Redshirts has a concept that no Sci-Fi geek could ever pass up an opportunity to read. In the future, newly assigned starship crew realize that for no apparent reason the captain always takes a junior crew member on away teams, and that crew member dies every time.

And indeed this book starts off well exploring this idea from the point of view of the newly arrived ensigns, with plenty of tropes and references to delight the geek reader.

“In other words, crew deaths are a feature, not a bug,” Cassaway said, dryly.

Unfortunately it then doesn’t seem to know where to go, turning to another trope as the crew go back in time to our present day to find the actors playing them in a TV series; and finally ends weirdly with a third of the pages of the book left to go and a series of codas that don’t really seem to fit the original narrative.

★★★☆☆

Book Review: The Lies of Locke Lamora

The Lies of Locke Lamora After someone’s done with that social network, if they could implement something which lets me backtrack from content back to link I originally clicked to get it, that’d be great. I have no idea how this book got into my queue, I have a feeling it may have even been one of those cards you pick up in Starbucks. Anyway I digress.

The Lies of Locke Lamora is set in renaissance Venice and follows the story of the eponymous thief and confidence trickster as he attempts to con one of the city’s great noble families out of half of their fortune.

Ok, as befits the book’s hero, that was a slight lie.

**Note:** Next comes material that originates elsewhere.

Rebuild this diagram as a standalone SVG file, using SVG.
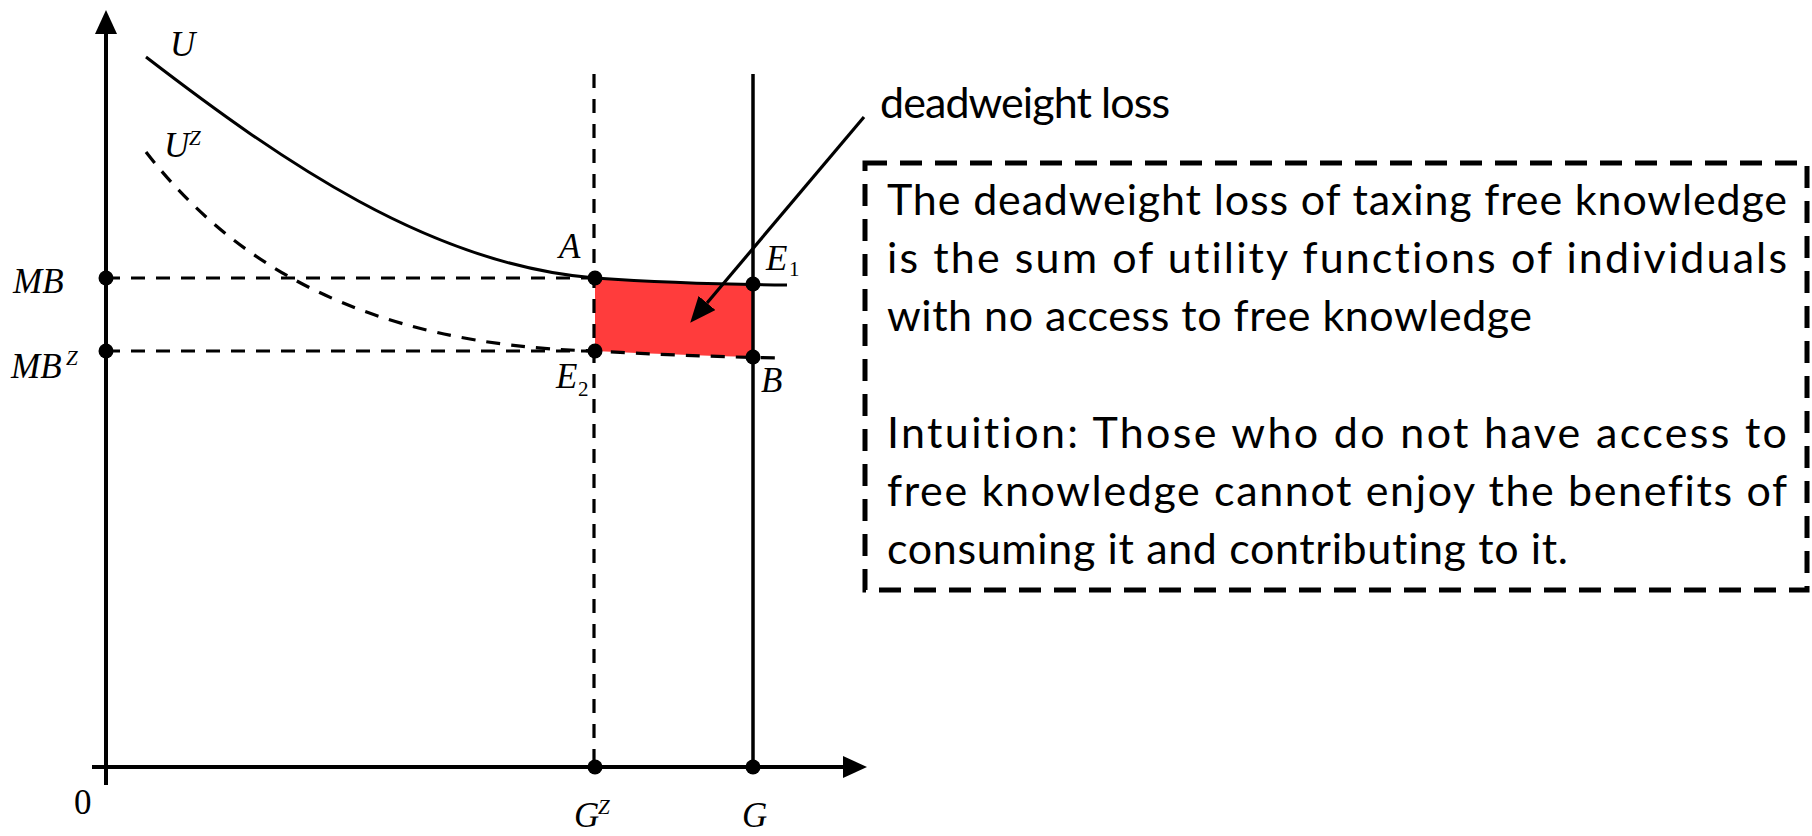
<svg xmlns="http://www.w3.org/2000/svg" width="1812" height="836" viewBox="0 0 1812 836">
<style>
.axis{stroke:#000;stroke-width:4;fill:none}
.solid{stroke:#000;stroke-width:3;fill:none}
.dash{stroke:#000;stroke-width:3.2;fill:none;stroke-dasharray:14 11}
.pt{fill:#000}
.m{font-family:"Liberation Serif","DejaVu Serif",serif;font-style:italic;font-size:35px;fill:#000}
.ms{font-family:"Liberation Serif","DejaVu Serif",serif;font-style:italic;font-size:21px;fill:#000}
.mn{font-family:"Liberation Serif","DejaVu Serif",serif;font-size:21px;fill:#000}
.mu{font-family:"Liberation Serif","DejaVu Serif",serif;font-size:35px;fill:#000}
.t{font-family:Lato,"Open Sans","Liberation Sans",sans-serif;font-size:43px;fill:#000;font-variant-ligatures:none;font-feature-settings:"liga" 0}
</style>
<defs>
<marker id="axhead" viewBox="0 0 24 22" refX="0" refY="11" markerWidth="24" markerHeight="22" markerUnits="userSpaceOnUse" orient="auto">
<path d="M0,0 L24,11 L0,22 Z" fill="#000"/>
</marker>
<marker id="head" viewBox="0 0 26 22" refX="0" refY="11" markerWidth="26" markerHeight="22" markerUnits="userSpaceOnUse" orient="auto">
<path d="M0,0 L26,11 L0,22 Z" fill="#000"/>
</marker>
</defs>

<g id="region">
<path d="M595,278 Q680,284 753,284 L753,357 Q680,355 595,351 Z" fill="#FF3C3C"/>
</g>

<g id="axes">
<line class="axis" x1="106" y1="785" x2="106" y2="34" marker-end="url(#axhead)"/>
<line class="axis" x1="92" y1="767" x2="843" y2="767" marker-end="url(#axhead)"/>
</g>

<g id="guides">
<line class="dash" x1="106" y1="278" x2="595" y2="278"/>
<line class="dash" x1="106" y1="351" x2="595" y2="351"/>
<line class="dash" x1="594" y1="74" x2="594" y2="767"/>
<line class="solid" x1="753" y1="74" x2="753" y2="767" style="stroke-width:3.5"/>
</g>

<g id="curve-U">
<path class="solid" d="M146,57 C280,160 430,265 595,278 Q680,284 787,285"/>
</g>
<g id="curve-UZ">
<path class="dash" d="M146,152 C230,260 360,345 595,351 Q680,356 778,358"/>
</g>

<g id="points">
<circle class="pt" cx="106" cy="278" r="7.5"/>
<circle class="pt" cx="106" cy="351" r="7.5"/>
<circle class="pt" cx="595" cy="278" r="7.5"/>
<circle class="pt" cx="595" cy="351" r="7.5"/>
<circle class="pt" cx="753" cy="284" r="7.5"/>
<circle class="pt" cx="753" cy="357" r="7.5"/>
<circle class="pt" cx="595" cy="767" r="7.5"/>
<circle class="pt" cx="753" cy="767" r="7.5"/>
</g>

<g id="labels">
<text class="m" x="170" y="56">U</text>
<text class="m" x="164" y="157">U</text><text class="ms" x="189" y="145">Z</text>
<text class="m" x="13" y="293">MB</text>
<text class="m" x="11" y="378">MB</text><text class="ms" x="66" y="365">Z</text>
<text class="m" x="559" y="258">A</text>
<text class="m" x="766" y="270">E</text><text class="mn" x="789" y="276">1</text>
<text class="m" x="556" y="388">E</text><text class="mn" x="578" y="396">2</text>
<text class="m" x="761" y="392">B</text>
<text class="mu" x="74" y="814">0</text>
<text class="m" x="574" y="827">G</text><text class="ms" x="598" y="814">Z</text>
<text class="m" x="742" y="827">G</text>
</g>

<g id="connectors">
<line x1="864" y1="117" x2="707" y2="303" stroke="#000" stroke-width="3.2" marker-end="url(#head)"/>
</g>

<g id="callout">
<text class="t" x="880" y="118" textLength="290" lengthAdjust="spacing">deadweight loss</text>
</g>

<g id="textbox">
<rect x="865" y="163" width="942" height="427" fill="none" stroke="#000" stroke-width="5" stroke-dasharray="22 13"/>
<text class="t" x="887" y="215" textLength="900" lengthAdjust="spacing">The deadweight loss of taxing free knowledge</text>
<text class="t" x="887" y="273" textLength="900" lengthAdjust="spacing">is the sum of utility functions of individuals</text>
<text class="t" x="887" y="331" textLength="645" lengthAdjust="spacing">with no access to free knowledge</text>
<text class="t" x="887" y="448" textLength="900" lengthAdjust="spacing">Intuition: Those who do not have access to</text>
<text class="t" x="887" y="506" textLength="900" lengthAdjust="spacing">free knowledge cannot enjoy the benefits of</text>
<text class="t" x="887" y="564" textLength="681" lengthAdjust="spacing">consuming it and contributing to it.</text>
</g>
</svg>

The book isn’t set in renaissance Venice. It’s set in what renaissance Venice would have been, if it had been constructed on a planet with three moons, a thousand years before, by a long dead and departed alien race.

If the typical renaissance parts of the city were interspersed with giant structures of an alien material capable of holding and radiating light later in the day. If the citizens of renaissance Venice battled giant sharks for the entertainment of their peers.

Oh, and if there was magic.

So it’s like our world, but also very unlike our world. What we end up with is something akin to a Song of Ice and Fire, where the characters are very recognizable but the world perhaps isn’t.

And what wonderful characters they are! A failing of too many books is making the hero all-omnipotent; it’s one of the things I credit Harry Potter for, he actually needs his friends to win and likewise it is here too. Locke might be a great liar and conman, but he needs his fellow Gentlemen Bastards for the whole game; and all of them were trained together by the same priest who had plans.

The book takes an interesting narrative, interspersing segments in the presents with flashbacks to their training, or often to the recent past leading up to what just happened. It’s an interesting technique and often allows the author to side-step you and allow things to play out in a different way than you perhaps first thought. While some might find it jarring, the narrative is always consitent and never irrelevant so I found it a cute touch.

I found the characters and the story engaging and entertaining, frequently unable to put the book down; in particular an entire afternoon on the beach in San Diego engrossed in it, and more than one late night. In fact I enjoyed it so much I’m now reading the second in the series.

★★★★★

Book Review: Ready Player One

Ready Player One

You’d think that somebody would make a decent effort to make a social network around sharing recommendations of content like books and music, because some of the most interesting books that end up in my queue to read come from such recommendations via other means (IM mostly).

Ready Player One was such a book, a friend recommended it out of the blue, and the description looked interesting enough that I added it to my collection for later reading and completed it a couple of weeks ago.

The book has a charming idea; in the future the world is going to shit and everyone spends most of their time in a giant cross between Second Life and World of Warcraft. The creator of this dies and leaves a great treasure hunt involving 80s classic computer games and geek references, the reward being the keys to the system and his vast fortune. On this chase the story follows a single character as he attempts to solve the clues, and the friends he makes along the way.

In many ways it reminded me of a Neal Stephenson novel, especially Reamde; and I mean that in a complimentary way. It kept a reasonable pace throughout the narrative and sustained interest through all the different happenings. Though nothing truly surprising happens, it’s not about that, but about being along for the ride and chuckling at just how many references you can get.